The lack of UK economic data has led to low volatility and trading volumes. With no buyers in the morning session, the pair is likely to remain under pressure. For this reason, I will avoid buying even with the absence of significant U.S. data. Key events in the U.S. session include the NAHB housing market index and a speech by FOMC member Austin D. Goolsbee.
A decline and the formation of a false breakout around the support at 1.2599 would confirm a suitable entry point for long positions, targeting a recovery toward 1.2643. A breakout and retest of this range would confirm further buying opportunities, with potential targets at 1.2681 and 1.2723, where profits should be taken.
If GBP/USD falls further and there is no activity at 1.2599, the bearish trend will likely continue, opening the way toward 1.2560. A false breakout at this level would provide a condition for entering long positions. Alternatively, I will buy GBP/USD immediately on a rebound from 1.2520, targeting a 30-35 point intraday correction.

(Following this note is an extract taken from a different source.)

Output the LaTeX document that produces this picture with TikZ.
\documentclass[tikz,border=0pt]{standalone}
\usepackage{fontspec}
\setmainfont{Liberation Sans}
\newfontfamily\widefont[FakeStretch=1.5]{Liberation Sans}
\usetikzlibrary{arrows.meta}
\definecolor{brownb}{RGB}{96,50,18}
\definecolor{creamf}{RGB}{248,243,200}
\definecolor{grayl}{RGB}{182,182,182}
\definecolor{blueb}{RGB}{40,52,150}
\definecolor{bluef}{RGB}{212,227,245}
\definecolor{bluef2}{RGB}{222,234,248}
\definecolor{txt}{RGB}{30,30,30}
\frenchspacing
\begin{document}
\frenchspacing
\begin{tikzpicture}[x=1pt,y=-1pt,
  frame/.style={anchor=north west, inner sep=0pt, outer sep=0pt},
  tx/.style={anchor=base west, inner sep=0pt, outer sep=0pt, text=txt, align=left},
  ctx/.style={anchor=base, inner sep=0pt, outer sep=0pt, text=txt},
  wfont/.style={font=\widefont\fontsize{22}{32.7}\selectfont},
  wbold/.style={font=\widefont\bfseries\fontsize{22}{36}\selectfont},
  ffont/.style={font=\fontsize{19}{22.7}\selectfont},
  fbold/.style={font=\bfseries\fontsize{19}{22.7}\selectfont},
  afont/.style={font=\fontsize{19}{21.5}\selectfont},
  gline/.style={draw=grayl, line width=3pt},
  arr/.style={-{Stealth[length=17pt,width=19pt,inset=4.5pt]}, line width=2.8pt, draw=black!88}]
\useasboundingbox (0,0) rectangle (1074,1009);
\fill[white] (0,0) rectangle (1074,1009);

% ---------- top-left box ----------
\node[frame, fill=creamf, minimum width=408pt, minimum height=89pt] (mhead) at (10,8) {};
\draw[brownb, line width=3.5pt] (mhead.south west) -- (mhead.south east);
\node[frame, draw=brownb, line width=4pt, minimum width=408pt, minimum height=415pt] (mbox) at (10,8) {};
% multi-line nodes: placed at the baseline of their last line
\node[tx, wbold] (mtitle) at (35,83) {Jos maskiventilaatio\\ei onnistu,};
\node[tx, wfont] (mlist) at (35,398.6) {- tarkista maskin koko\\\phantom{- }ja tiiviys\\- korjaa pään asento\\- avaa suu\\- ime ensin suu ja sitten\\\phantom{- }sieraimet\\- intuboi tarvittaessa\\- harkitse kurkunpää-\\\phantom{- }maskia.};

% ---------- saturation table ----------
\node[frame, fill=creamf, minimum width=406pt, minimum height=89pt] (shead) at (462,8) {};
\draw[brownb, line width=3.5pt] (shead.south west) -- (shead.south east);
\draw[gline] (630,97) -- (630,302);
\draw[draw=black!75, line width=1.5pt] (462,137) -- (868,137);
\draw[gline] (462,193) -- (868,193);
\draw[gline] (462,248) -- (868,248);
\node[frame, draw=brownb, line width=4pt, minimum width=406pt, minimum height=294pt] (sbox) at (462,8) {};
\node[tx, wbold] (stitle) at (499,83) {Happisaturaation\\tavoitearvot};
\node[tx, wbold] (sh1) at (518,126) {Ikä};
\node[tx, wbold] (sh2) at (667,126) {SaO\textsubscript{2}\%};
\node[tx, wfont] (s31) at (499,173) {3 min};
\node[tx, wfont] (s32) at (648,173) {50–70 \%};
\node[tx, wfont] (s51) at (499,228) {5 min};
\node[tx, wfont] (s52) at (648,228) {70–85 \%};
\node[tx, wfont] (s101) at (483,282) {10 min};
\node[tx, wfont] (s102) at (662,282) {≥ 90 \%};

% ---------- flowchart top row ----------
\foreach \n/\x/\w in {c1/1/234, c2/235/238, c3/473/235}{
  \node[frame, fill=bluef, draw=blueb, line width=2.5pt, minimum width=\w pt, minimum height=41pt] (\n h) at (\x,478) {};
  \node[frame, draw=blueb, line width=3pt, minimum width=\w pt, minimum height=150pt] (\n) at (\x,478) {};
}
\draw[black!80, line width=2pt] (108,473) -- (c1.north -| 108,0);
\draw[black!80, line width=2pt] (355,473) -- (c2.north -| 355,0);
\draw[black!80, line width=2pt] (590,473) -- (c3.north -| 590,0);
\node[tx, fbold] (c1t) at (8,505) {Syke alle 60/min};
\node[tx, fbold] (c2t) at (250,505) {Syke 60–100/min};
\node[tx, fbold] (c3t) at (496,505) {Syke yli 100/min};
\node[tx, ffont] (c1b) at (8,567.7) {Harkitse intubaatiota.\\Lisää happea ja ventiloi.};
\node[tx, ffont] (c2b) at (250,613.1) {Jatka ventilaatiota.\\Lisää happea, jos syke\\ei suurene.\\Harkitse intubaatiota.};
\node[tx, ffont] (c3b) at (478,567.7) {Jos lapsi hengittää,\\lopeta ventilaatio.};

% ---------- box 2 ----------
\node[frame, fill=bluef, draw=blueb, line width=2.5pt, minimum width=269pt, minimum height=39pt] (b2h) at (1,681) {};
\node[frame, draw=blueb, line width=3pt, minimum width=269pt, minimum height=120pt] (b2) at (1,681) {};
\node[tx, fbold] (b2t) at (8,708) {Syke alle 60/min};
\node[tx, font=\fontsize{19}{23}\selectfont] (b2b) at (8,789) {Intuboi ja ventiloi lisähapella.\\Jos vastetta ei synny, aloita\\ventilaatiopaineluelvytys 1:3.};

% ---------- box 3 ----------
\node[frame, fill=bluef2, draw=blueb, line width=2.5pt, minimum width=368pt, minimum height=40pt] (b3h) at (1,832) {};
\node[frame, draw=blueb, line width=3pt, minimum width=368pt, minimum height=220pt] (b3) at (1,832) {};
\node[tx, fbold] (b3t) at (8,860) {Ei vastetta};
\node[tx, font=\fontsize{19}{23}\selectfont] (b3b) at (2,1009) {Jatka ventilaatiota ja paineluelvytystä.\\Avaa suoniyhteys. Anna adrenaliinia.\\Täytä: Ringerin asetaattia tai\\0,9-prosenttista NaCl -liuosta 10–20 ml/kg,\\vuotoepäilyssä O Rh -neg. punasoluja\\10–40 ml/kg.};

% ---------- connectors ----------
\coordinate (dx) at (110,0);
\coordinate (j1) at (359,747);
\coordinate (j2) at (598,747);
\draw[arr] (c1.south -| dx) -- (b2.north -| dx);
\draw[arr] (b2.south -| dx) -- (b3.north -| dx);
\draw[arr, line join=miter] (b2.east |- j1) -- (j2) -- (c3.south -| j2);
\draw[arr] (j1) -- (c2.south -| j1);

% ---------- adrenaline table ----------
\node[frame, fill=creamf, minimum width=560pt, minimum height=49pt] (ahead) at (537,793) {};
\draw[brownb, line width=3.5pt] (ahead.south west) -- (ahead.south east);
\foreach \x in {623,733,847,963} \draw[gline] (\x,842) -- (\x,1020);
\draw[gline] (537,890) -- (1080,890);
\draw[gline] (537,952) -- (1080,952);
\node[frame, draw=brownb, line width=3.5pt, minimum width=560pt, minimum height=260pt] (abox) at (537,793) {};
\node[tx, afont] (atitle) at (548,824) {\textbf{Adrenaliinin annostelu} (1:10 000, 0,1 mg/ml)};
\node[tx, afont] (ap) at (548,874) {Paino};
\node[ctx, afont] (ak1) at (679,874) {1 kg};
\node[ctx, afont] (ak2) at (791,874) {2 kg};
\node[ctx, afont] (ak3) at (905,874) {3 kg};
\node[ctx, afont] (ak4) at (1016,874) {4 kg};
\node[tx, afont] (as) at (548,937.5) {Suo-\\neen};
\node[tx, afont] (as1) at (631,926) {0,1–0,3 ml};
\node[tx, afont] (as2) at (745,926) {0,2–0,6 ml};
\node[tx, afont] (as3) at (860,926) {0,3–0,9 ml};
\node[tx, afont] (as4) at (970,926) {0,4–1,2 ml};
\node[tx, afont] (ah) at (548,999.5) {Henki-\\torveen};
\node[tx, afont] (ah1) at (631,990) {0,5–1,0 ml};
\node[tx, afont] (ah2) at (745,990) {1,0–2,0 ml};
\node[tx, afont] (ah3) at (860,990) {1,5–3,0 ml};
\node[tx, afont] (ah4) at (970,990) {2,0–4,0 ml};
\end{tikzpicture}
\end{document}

Given the pound's oversold condition, short positions will only be considered after an upward correction. A false breakout around the 1.2643 resistance level would provide an entry point for selling, targeting a drop to the monthly low at 1.2599. A breakout and retest from below this range would strengthen the bearish trend, exposing 1.2560 and ultimately 1.2520, where profits should be taken.
If GBP/USD rises and there is no activity at 1.2643, where moving averages favor sellers, buyers may attempt a larger correction early this week. In this scenario, I will delay selling until the pair tests resistance at 1.2681, where I will sell only after a failed breakout. If the price fails to move downward there, I will look for short positions near 1.2723, targeting a 30-35 point intraday correction.
The latest COT report (as of November 5) showed a decline in non-commercial long positions (-11,899 to 120,737) and a significant increase in short positions (+9,373 to 75,653). As a result, the net gap widened by 1,193 contracts. These figures, however, do not account for recent developments, such as the U.S. presidential election and the Bank of England's November rate cuts. Given the current strong pressure on risk assets, a short-term recovery for the pound seems unlikely.
Bollinger Bands: The lower boundary of the indicator, near 1.2600, will act as support in case of a decline.